A seldom-seen complete set of Stoliczka's Magnum Opus

Blanford, H. F. [AND] Stoliczka, F.

Palaeontologia Indica, being figures and descriptions of the organic remains procured during the progress of the geological survey of India. Cretaceous fauna of Southern India. [I] The fossil Cephalopoda of the Cretaceous rocks of Southern India: Belemnitidae-Nautilidae by Henry F. Blanford, Ammonitidae, with revision of the Nautilidae, &c. by Ferd. Stoliczka. II. The Gastropoda of the Cretaceous rocks of Southern India. III. The Pelecypoda, with a review of all known genera of this class, fossil and Recent. IV. The Brachiopoda, Ciliopoda, Echinodermata, Anthozoa, Spongiozoa, Foraminifera, Arthrozoa and Spondylozoa.

Published [1861]-
Item ID 75358

excl. VAT

Calcutta, Geological Survey Office, [1861]-1886. Four volumes in four. Large 4to (33.7 x 24.3 cm). 1521 pp.; 202 plates with explanatory text leaves. Uniform contemporary half calf over linen boards. Spines with five raised, gilt-ornamented bands and gilt title.

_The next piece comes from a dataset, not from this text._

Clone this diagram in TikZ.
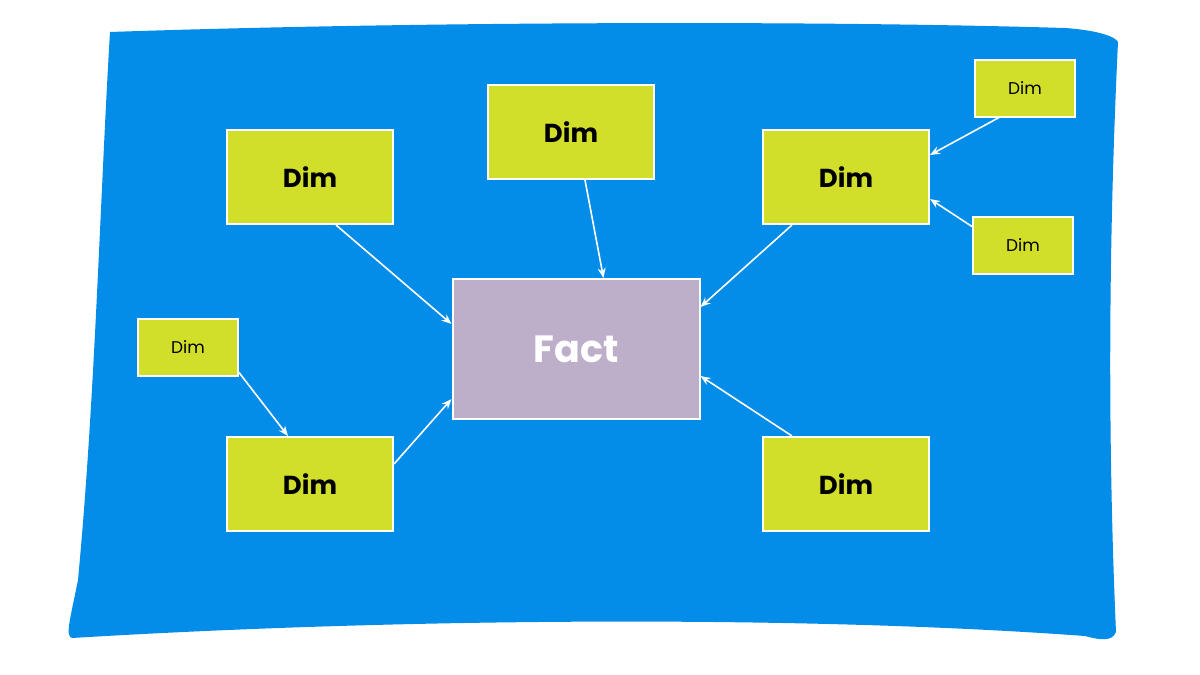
\documentclass[tikz,border=0pt]{standalone}
\usepackage{fontspec}
\setmainfont{Poppins}
\usetikzlibrary{calc,arrows.meta}
\definecolor{bg}{HTML}{038CE8}
\definecolor{dimc}{HTML}{D2DF2A}
\definecolor{factc}{HTML}{BDAEC9}
\tikzset{
  dimbox/.style={draw=white,line width=2pt,fill=dimc,minimum width=166pt,minimum height=94pt,font=\fontsize{26}{30}\selectfont\bfseries},
  smallbox/.style={draw=white,line width=2pt,fill=dimc,minimum width=100pt,minimum height=57pt,font=\fontsize{17}{20}\selectfont},
  factbox/.style={draw=white,line width=2pt,fill=factc,minimum width=247pt,minimum height=140pt,text=white,font=\fontsize{38}{44}\selectfont\bfseries},
  conn/.style={draw=white,line width=1.6pt,-{Stealth[length=10pt,width=8pt]}}
}
\begin{document}
\begin{tikzpicture}[x=1pt,y=-1pt]
\useasboundingbox (0,0) rectangle (1200,675);
\fill[bg] (110,32) .. controls (400,22) and (800,20) .. (1065,28)
  .. controls (1095,30) and (1115,36) .. (1118,42)
  .. controls (1108,250) and (1108,450) .. (1116,632)
  .. controls (1112,642) and (1100,640) .. (1085,636)
  .. controls (800,615) and (400,618) .. (72,638)
  .. controls (65,636) and (70,620) .. (78,580)
  .. controls (95,400) and (100,200) .. (110,32) -- cycle;
\node[factbox] (fact) at (576,349) {Fact};
\node[dimbox] (tl) at (310,177) {Dim};
\node[dimbox] (top) at (571,132) {Dim};
\node[dimbox] (tr) at (846,177) {Dim};
\node[dimbox] (bl) at (310,484) {Dim};
\node[dimbox] (br) at (846,484) {Dim};
\node[smallbox] (s1) at (1025,88) {Dim};
\node[smallbox] (s2) at (1023,245) {Dim};
\node[smallbox] (s3) at (188,347) {Dim};
\draw[conn] ($(tl.south west)+(110,0)$) -- ($(fact.north west)+(0,46)$);
\draw[conn] ($(top.south west)+(98,0)$) -- ($(fact.north west)+(152,0)$);
\draw[conn] ($(tr.south west)+(30,0)$) -- ($(fact.north east)+(0,29)$);
\draw[conn] ($(br.north west)+(30,0)$) -- ($(fact.south east)+(0,-44)$);
\draw[conn] ($(bl.north east)+(0,28)$) -- ($(fact.south west)+(0,-21)$);
\draw[conn] ($(s1.south west)+(25,0)$) -- ($(tr.north east)+(0,26)$);
\draw[conn] ($(s2.north west)+(0,11)$) -- ($(tr.south east)+(0,-26)$);
\draw[conn] ($(s3.south east)+(0,-4)$) -- ($(bl.north west)+(62,0)$);
\end{tikzpicture}
\end{document}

A very early and very uncommon work on the rich Cretaceous molluscan faunas (Vols. I-III) and other invertebrates (Vol. IV) of India, published in the Memoirs of the Geological Survey of India with the descriptions and fine illustrations of many new and poorly known species, usually being quite well preserved. The author of the first section is the British palaeontologist and malacologist Henry Francis Blanford (1834-1893). The author of all other parts is the Moravian zoologist and palaeontologist Ferdinand Stoliczka (Czech: Stolička (1838-1874). "Stoliczka studied geology and palaeontology at Prague and the University of Vienna under Professor Eduard Suess and Dr Rudolf Hoernes. ... In 1862 Stoliczka joined the Geological Survey of India (GSI) under the British Government in India after being recruited by Dr Thomas Oldham (1816-1878). In Calcutta he was assigned the job of documenting the Cretaceous fossils of southern India and published them in the Palaeontologia Indica, along with William Thomas Blanford. By May 1873 this work was completed with four volumes totalling nearly 1500 quarto size pages with 178 plates" (Wikipedia). These numbers are wrong: a collation of this set is as follows; [I] ([1861]-1865, [1886]). 239 pp. [iv, vii, 216, xii]; 95 plates (I-XCIV, LXVIa); II (1867-1868) 517 pp. [(v), xiii, 499]; 28 plates; III (1871) 560 pp. [xxii, 538]; 50 plates. IV [1872-1873; published in four sections, viz. Brachiopoda, Ciliopoda, Echinodermata, and (all) other groups] 205 pp. [iv; ii, 32; ii, 32; ii, 59; ii, 70]; 29 [7; 3; 7; 12] plates. The last plate includes several shark teeth. Added to the first two volumes is a title page for both parts combined, issued in 1886. Damp stain to the last few plates in Volume I; a few explanatory leaves (on somewhat lesser quality paper) in Vol. I and II toned - a few with a tear, another with a chip in the margin; Volumes II and III skilfully rebacked, with the original spine covers preserved; last several text leaves in Vol. III brittle and mounted on transparent leaves - one leaf with some text loss; occasional, mostly light spotting, otherwise (i.e., mostly) very good, clean, unmarked. Cat. BM(NH) p. 904, [p. 173 Blanford, p. 2027 Stoliczka]; Nissen ZBI 3998 (in part). Not in Ward and Carozzi.